Recorded data
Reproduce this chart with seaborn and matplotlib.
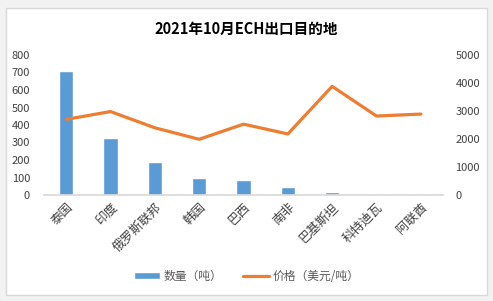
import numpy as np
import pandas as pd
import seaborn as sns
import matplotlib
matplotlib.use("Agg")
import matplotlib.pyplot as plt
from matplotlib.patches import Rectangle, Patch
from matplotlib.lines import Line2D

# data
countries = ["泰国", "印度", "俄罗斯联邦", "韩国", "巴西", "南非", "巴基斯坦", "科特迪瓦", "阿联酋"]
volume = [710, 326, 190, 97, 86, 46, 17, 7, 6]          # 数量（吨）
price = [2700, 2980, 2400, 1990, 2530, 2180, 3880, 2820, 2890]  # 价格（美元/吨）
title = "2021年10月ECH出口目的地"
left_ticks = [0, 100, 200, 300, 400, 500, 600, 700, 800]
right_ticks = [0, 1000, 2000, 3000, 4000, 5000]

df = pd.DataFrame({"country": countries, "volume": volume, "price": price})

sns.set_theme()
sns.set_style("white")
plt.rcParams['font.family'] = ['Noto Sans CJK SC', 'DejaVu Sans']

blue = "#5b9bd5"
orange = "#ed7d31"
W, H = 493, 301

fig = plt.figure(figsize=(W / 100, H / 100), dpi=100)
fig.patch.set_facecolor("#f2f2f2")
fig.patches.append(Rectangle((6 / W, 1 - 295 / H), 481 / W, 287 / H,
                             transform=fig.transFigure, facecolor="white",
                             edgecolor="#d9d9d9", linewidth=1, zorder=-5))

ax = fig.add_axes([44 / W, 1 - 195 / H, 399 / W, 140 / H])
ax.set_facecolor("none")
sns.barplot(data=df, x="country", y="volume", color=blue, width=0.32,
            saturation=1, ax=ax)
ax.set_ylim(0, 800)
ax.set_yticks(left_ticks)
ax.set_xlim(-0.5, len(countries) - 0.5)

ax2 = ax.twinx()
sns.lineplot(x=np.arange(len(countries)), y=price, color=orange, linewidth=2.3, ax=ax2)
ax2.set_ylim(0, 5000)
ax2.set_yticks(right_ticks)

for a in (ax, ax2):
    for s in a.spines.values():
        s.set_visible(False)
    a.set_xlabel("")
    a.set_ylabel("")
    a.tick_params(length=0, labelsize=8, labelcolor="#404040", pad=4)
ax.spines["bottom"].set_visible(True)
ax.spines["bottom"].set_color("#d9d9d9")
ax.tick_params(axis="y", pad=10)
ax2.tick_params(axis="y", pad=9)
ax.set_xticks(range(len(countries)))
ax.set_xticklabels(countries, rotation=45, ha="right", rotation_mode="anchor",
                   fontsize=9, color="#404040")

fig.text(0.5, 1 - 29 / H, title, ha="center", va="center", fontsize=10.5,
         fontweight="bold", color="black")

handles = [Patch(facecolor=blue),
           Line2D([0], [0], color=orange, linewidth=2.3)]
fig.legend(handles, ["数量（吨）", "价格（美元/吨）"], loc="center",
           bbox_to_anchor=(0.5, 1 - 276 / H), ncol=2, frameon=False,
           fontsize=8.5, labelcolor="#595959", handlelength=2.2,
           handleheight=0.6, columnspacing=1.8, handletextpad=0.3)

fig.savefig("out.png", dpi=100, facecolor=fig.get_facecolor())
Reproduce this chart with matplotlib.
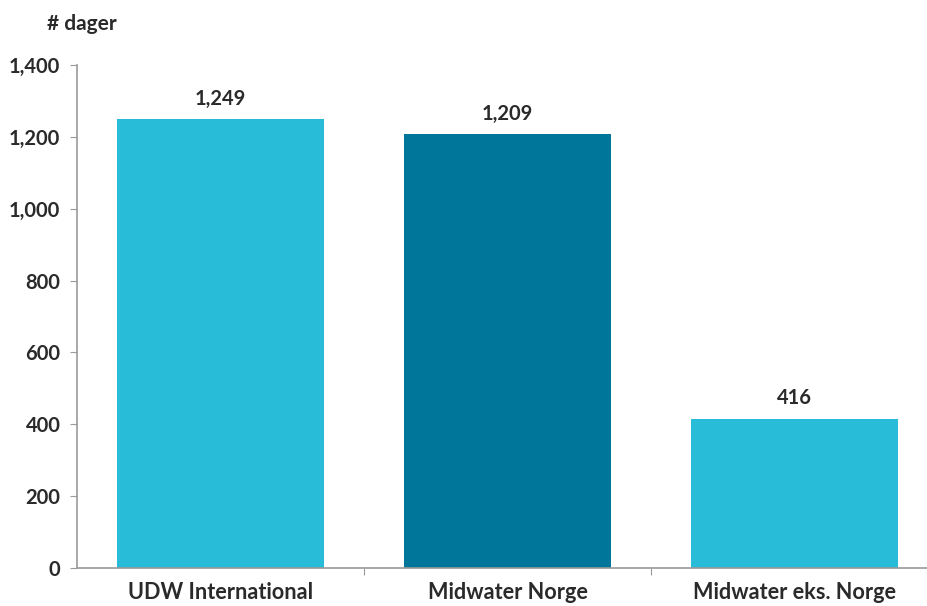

WHAT TO DO
Repeat the listing verbatim. Skip the pictures.

OUTPUT
Reproduce this chart with seaborn and matplotlib.
import numpy as np
import pandas as pd
import seaborn as sns
import matplotlib
matplotlib.use("Agg")
import matplotlib.pyplot as plt
from matplotlib.patches import Rectangle, Patch
from matplotlib.lines import Line2D

# data
countries = ["泰国", "印度", "俄罗斯联邦", "韩国", "巴西", "南非", "巴基斯坦", "科特迪瓦", "阿联酋"]
volume = [710, 326, 190, 97, 86, 46, 17, 7, 6]          # 数量（吨）
price = [2700, 2980, 2400, 1990, 2530, 2180, 3880, 2820, 2890]  # 价格（美元/吨）
title = "2021年10月ECH出口目的地"
left_ticks = [0, 100, 200, 300, 400, 500, 600, 700, 800]
right_ticks = [0, 1000, 2000, 3000, 4000, 5000]

df = pd.DataFrame({"country": countries, "volume": volume, "price": price})

sns.set_theme()
sns.set_style("white")
plt.rcParams['font.family'] = ['Noto Sans CJK SC', 'DejaVu Sans']

blue = "#5b9bd5"
orange = "#ed7d31"
W, H = 493, 301

fig = plt.figure(figsize=(W / 100, H / 100), dpi=100)
fig.patch.set_facecolor("#f2f2f2")
fig.patches.append(Rectangle((6 / W, 1 - 295 / H), 481 / W, 287 / H,
                             transform=fig.transFigure, facecolor="white",
                             edgecolor="#d9d9d9", linewidth=1, zorder=-5))

ax = fig.add_axes([44 / W, 1 - 195 / H, 399 / W, 140 / H])
ax.set_facecolor("none")
sns.barplot(data=df, x="country", y="volume", color=blue, width=0.32,
            saturation=1, ax=ax)
ax.set_ylim(0, 800)
ax.set_yticks(left_ticks)
ax.set_xlim(-0.5, len(countries) - 0.5)

ax2 = ax.twinx()
sns.lineplot(x=np.arange(len(countries)), y=price, color=orange, linewidth=2.3, ax=ax2)
ax2.set_ylim(0, 5000)
ax2.set_yticks(right_ticks)

for a in (ax, ax2):
    for s in a.spines.values():
        s.set_visible(False)
    a.set_xlabel("")
    a.set_ylabel("")
    a.tick_params(length=0, labelsize=8, labelcolor="#404040", pad=4)
ax.spines["bottom"].set_visible(True)
ax.spines["bottom"].set_color("#d9d9d9")
ax.tick_params(axis="y", pad=10)
ax2.tick_params(axis="y", pad=9)
ax.set_xticks(range(len(countries)))
ax.set_xticklabels(countries, rotation=45, ha="right", rotation_mode="anchor",
                   fontsize=9, color="#404040")

fig.text(0.5, 1 - 29 / H, title, ha="center", va="center", fontsize=10.5,
         fontweight="bold", color="black")

handles = [Patch(facecolor=blue),
           Line2D([0], [0], color=orange, linewidth=2.3)]
fig.legend(handles, ["数量（吨）", "价格（美元/吨）"], loc="center",
           bbox_to_anchor=(0.5, 1 - 276 / H), ncol=2, frameon=False,
           fontsize=8.5, labelcolor="#595959", handlelength=2.2,
           handleheight=0.6, columnspacing=1.8, handletextpad=0.3)

fig.savefig("out.png", dpi=100, facecolor=fig.get_facecolor())
Reproduce this chart with matplotlib.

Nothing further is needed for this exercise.